Set all the material down again unchanged, without the pictures.

____

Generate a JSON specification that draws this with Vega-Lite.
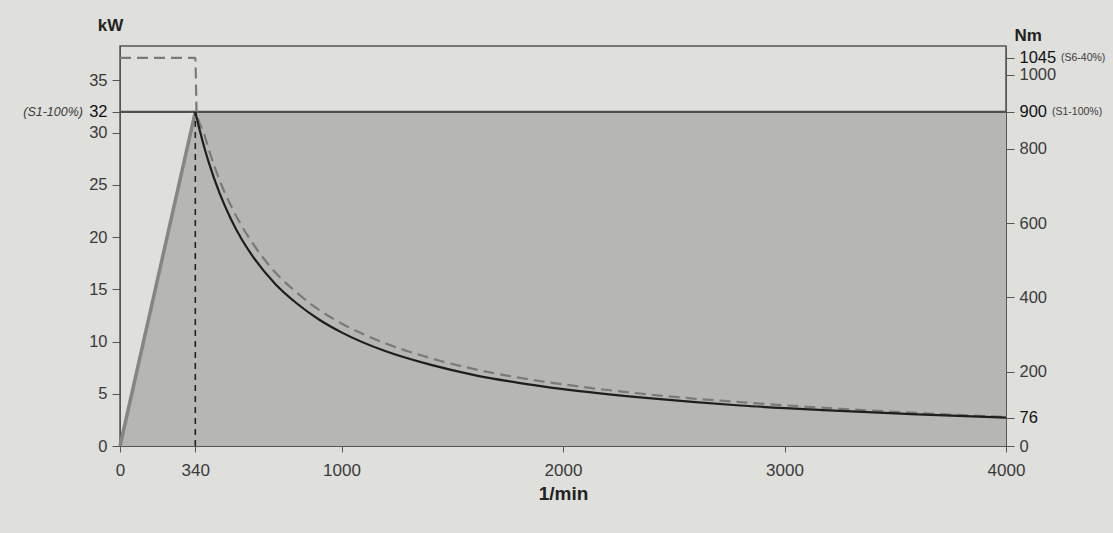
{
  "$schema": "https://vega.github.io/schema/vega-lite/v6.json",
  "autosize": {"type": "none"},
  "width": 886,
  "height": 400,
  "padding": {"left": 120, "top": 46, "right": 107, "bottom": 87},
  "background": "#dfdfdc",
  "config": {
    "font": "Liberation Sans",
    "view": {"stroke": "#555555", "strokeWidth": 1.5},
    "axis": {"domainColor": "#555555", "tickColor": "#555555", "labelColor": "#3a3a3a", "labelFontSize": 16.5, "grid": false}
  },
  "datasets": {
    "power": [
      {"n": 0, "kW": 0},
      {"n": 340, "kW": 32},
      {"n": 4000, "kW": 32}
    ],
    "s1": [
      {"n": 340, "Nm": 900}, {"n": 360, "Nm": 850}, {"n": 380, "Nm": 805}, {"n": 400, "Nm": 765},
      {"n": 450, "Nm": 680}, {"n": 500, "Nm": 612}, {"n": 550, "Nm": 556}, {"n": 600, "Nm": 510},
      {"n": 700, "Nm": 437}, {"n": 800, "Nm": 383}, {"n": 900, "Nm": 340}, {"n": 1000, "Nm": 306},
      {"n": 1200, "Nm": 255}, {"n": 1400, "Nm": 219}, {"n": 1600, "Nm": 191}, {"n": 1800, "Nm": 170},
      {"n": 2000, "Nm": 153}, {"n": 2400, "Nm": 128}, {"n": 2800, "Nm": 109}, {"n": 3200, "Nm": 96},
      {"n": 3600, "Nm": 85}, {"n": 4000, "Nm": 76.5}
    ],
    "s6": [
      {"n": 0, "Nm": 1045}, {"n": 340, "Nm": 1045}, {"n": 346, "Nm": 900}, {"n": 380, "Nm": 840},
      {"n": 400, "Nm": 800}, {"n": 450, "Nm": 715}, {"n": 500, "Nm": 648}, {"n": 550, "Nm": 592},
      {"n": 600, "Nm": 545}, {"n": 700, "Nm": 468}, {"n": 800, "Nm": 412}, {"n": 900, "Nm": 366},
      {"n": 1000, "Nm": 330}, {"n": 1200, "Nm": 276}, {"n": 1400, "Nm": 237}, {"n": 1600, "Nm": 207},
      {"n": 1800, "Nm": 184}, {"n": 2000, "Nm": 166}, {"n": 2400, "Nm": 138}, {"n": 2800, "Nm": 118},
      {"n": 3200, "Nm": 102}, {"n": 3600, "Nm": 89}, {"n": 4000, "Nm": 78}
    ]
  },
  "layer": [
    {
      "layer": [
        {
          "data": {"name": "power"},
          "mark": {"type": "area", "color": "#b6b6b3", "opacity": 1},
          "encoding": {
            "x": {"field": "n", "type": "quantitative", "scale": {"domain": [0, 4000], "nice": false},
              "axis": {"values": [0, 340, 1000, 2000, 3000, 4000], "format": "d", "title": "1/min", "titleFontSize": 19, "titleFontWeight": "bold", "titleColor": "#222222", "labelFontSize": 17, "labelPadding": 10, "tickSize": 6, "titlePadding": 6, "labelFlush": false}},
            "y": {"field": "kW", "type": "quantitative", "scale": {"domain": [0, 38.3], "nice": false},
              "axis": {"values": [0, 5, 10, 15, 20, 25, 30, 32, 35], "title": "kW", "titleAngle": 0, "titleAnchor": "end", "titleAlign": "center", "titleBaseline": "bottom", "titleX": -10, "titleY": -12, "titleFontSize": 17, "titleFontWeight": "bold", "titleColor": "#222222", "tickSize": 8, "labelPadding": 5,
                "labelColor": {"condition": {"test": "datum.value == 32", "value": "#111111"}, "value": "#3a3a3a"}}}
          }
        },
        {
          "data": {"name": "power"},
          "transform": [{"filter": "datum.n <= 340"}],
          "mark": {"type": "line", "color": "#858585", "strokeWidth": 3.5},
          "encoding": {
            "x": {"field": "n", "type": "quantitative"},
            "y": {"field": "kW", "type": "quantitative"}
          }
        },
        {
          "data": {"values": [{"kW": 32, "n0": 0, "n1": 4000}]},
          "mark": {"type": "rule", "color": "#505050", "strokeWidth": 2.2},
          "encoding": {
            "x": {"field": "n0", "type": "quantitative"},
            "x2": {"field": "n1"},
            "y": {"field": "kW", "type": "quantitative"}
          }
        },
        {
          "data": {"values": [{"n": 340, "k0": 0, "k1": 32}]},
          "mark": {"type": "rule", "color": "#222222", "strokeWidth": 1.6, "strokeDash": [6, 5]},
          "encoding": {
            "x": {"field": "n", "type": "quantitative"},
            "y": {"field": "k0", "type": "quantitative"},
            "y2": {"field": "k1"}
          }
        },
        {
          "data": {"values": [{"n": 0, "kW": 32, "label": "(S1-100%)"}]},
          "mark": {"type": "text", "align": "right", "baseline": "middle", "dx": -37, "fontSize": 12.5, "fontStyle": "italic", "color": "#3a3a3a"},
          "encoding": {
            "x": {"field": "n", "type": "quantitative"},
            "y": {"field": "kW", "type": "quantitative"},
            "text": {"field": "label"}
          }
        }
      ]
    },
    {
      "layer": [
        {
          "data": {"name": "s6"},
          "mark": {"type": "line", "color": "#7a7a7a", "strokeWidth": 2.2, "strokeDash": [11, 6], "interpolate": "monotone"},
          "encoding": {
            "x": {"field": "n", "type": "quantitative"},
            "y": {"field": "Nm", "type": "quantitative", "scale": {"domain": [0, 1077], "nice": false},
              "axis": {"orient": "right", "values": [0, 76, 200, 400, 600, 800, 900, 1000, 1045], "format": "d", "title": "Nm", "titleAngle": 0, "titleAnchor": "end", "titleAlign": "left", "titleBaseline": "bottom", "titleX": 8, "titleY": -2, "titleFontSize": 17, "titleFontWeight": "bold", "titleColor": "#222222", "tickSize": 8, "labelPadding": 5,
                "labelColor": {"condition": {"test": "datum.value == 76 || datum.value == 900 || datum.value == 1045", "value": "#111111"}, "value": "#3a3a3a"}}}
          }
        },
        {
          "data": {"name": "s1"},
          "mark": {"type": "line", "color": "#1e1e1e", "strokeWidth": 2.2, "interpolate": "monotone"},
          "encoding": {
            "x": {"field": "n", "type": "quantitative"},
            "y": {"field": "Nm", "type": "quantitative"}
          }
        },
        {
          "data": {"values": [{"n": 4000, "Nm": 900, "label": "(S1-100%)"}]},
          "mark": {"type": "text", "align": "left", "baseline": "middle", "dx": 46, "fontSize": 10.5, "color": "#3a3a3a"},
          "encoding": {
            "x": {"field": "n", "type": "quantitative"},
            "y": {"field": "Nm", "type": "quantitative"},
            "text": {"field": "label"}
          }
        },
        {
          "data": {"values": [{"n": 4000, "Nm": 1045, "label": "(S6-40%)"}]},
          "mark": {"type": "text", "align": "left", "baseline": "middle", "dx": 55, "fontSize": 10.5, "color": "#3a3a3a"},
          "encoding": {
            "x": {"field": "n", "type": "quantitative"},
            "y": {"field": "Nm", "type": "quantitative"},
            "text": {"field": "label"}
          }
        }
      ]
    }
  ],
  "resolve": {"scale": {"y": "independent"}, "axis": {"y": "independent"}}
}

____

• **Exercise solution**
Generate a JSON specification that draws this with Vega-Lite.
{
  "$schema": "https://vega.github.io/schema/vega-lite/v6.json",
  "autosize": {"type": "none"},
  "width": 886,
  "height": 400,
  "padding": {"left": 120, "top": 46, "right": 107, "bottom": 87},
  "background": "#dfdfdc",
  "config": {
    "font": "Liberation Sans",
    "view": {"stroke": "#555555", "strokeWidth": 1.5},
    "axis": {"domainColor": "#555555", "tickColor": "#555555", "labelColor": "#3a3a3a", "labelFontSize": 16.5, "grid": false}
  },
  "datasets": {
    "power": [
      {"n": 0, "kW": 0},
      {"n": 340, "kW": 32},
      {"n": 4000, "kW": 32}
    ],
    "s1": [
      {"n": 340, "Nm": 900}, {"n": 360, "Nm": 850}, {"n": 380, "Nm": 805}, {"n": 400, "Nm": 765},
      {"n": 450, "Nm": 680}, {"n": 500, "Nm": 612}, {"n": 550, "Nm": 556}, {"n": 600, "Nm": 510},
      {"n": 700, "Nm": 437}, {"n": 800, "Nm": 383}, {"n": 900, "Nm": 340}, {"n": 1000, "Nm": 306},
      {"n": 1200, "Nm": 255}, {"n": 1400, "Nm": 219}, {"n": 1600, "Nm": 191}, {"n": 1800, "Nm": 170},
      {"n": 2000, "Nm": 153}, {"n": 2400, "Nm": 128}, {"n": 2800, "Nm": 109}, {"n": 3200, "Nm": 96},
      {"n": 3600, "Nm": 85}, {"n": 4000, "Nm": 76.5}
    ],
    "s6": [
      {"n": 0, "Nm": 1045}, {"n": 340, "Nm": 1045}, {"n": 346, "Nm": 900}, {"n": 380, "Nm": 840},
      {"n": 400, "Nm": 800}, {"n": 450, "Nm": 715}, {"n": 500, "Nm": 648}, {"n": 550, "Nm": 592},
      {"n": 600, "Nm": 545}, {"n": 700, "Nm": 468}, {"n": 800, "Nm": 412}, {"n": 900, "Nm": 366},
      {"n": 1000, "Nm": 330}, {"n": 1200, "Nm": 276}, {"n": 1400, "Nm": 237}, {"n": 1600, "Nm": 207},
      {"n": 1800, "Nm": 184}, {"n": 2000, "Nm": 166}, {"n": 2400, "Nm": 138}, {"n": 2800, "Nm": 118},
      {"n": 3200, "Nm": 102}, {"n": 3600, "Nm": 89}, {"n": 4000, "Nm": 78}
    ]
  },
  "layer": [
    {
      "layer": [
        {
          "data": {"name": "power"},
          "mark": {"type": "area", "color": "#b6b6b3", "opacity": 1},
          "encoding": {
            "x": {"field": "n", "type": "quantitative", "scale": {"domain": [0, 4000], "nice": false},
              "axis": {"values": [0, 340, 1000, 2000, 3000, 4000], "format": "d", "title": "1/min", "titleFontSize": 19, "titleFontWeight": "bold", "titleColor": "#222222", "labelFontSize": 17, "labelPadding": 10, "tickSize": 6, "titlePadding": 6, "labelFlush": false}},
            "y": {"field": "kW", "type": "quantitative", "scale": {"domain": [0, 38.3], "nice": false},
              "axis": {"values": [0, 5, 10, 15, 20, 25, 30, 32, 35], "title": "kW", "titleAngle": 0, "titleAnchor": "end", "titleAlign": "center", "titleBaseline": "bottom", "titleX": -10, "titleY": -12, "titleFontSize": 17, "titleFontWeight": "bold", "titleColor": "#222222", "tickSize": 8, "labelPadding": 5,
                "labelColor": {"condition": {"test": "datum.value == 32", "value": "#111111"}, "value": "#3a3a3a"}}}
          }
        },
        {
          "data": {"name": "power"},
          "transform": [{"filter": "datum.n <= 340"}],
          "mark": {"type": "line", "color": "#858585", "strokeWidth": 3.5},
          "encoding": {
            "x": {"field": "n", "type": "quantitative"},
            "y": {"field": "kW", "type": "quantitative"}
          }
        },
        {
          "data": {"values": [{"kW": 32, "n0": 0, "n1": 4000}]},
          "mark": {"type": "rule", "color": "#505050", "strokeWidth": 2.2},
          "encoding": {
            "x": {"field": "n0", "type": "quantitative"},
            "x2": {"field": "n1"},
            "y": {"field": "kW", "type": "quantitative"}
          }
        },
        {
          "data": {"values": [{"n": 340, "k0": 0, "k1": 32}]},
          "mark": {"type": "rule", "color": "#222222", "strokeWidth": 1.6, "strokeDash": [6, 5]},
          "encoding": {
            "x": {"field": "n", "type": "quantitative"},
            "y": {"field": "k0", "type": "quantitative"},
            "y2": {"field": "k1"}
          }
        },
        {
          "data": {"values": [{"n": 0, "kW": 32, "label": "(S1-100%)"}]},
          "mark": {"type": "text", "align": "right", "baseline": "middle", "dx": -37, "fontSize": 12.5, "fontStyle": "italic", "color": "#3a3a3a"},
          "encoding": {
            "x": {"field": "n", "type": "quantitative"},
            "y": {"field": "kW", "type": "quantitative"},
            "text": {"field": "label"}
          }
        }
      ]
    },
    {
      "layer": [
        {
          "data": {"name": "s6"},
          "mark": {"type": "line", "color": "#7a7a7a", "strokeWidth": 2.2, "strokeDash": [11, 6], "interpolate": "monotone"},
          "encoding": {
            "x": {"field": "n", "type": "quantitative"},
            "y": {"field": "Nm", "type": "quantitative", "scale": {"domain": [0, 1077], "nice": false},
              "axis": {"orient": "right", "values": [0, 76, 200, 400, 600, 800, 900, 1000, 1045], "format": "d", "title": "Nm", "titleAngle": 0, "titleAnchor": "end", "titleAlign": "left", "titleBaseline": "bottom", "titleX": 8, "titleY": -2, "titleFontSize": 17, "titleFontWeight": "bold", "titleColor": "#222222", "tickSize": 8, "labelPadding": 5,
                "labelColor": {"condition": {"test": "datum.value == 76 || datum.value == 900 || datum.value == 1045", "value": "#111111"}, "value": "#3a3a3a"}}}
          }
        },
        {
          "data": {"name": "s1"},
          "mark": {"type": "line", "color": "#1e1e1e", "strokeWidth": 2.2, "interpolate": "monotone"},
          "encoding": {
            "x": {"field": "n", "type": "quantitative"},
            "y": {"field": "Nm", "type": "quantitative"}
          }
        },
        {
          "data": {"values": [{"n": 4000, "Nm": 900, "label": "(S1-100%)"}]},
          "mark": {"type": "text", "align": "left", "baseline": "middle", "dx": 46, "fontSize": 10.5, "color": "#3a3a3a"},
          "encoding": {
            "x": {"field": "n", "type": "quantitative"},
            "y": {"field": "Nm", "type": "quantitative"},
            "text": {"field": "label"}
          }
        },
        {
          "data": {"values": [{"n": 4000, "Nm": 1045, "label": "(S6-40%)"}]},
          "mark": {"type": "text", "align": "left", "baseline": "middle", "dx": 55, "fontSize": 10.5, "color": "#3a3a3a"},
          "encoding": {
            "x": {"field": "n", "type": "quantitative"},
            "y": {"field": "Nm", "type": "quantitative"},
            "text": {"field": "label"}
          }
        }
      ]
    }
  ],
  "resolve": {"scale": {"y": "independent"}, "axis": {"y": "independent"}}
}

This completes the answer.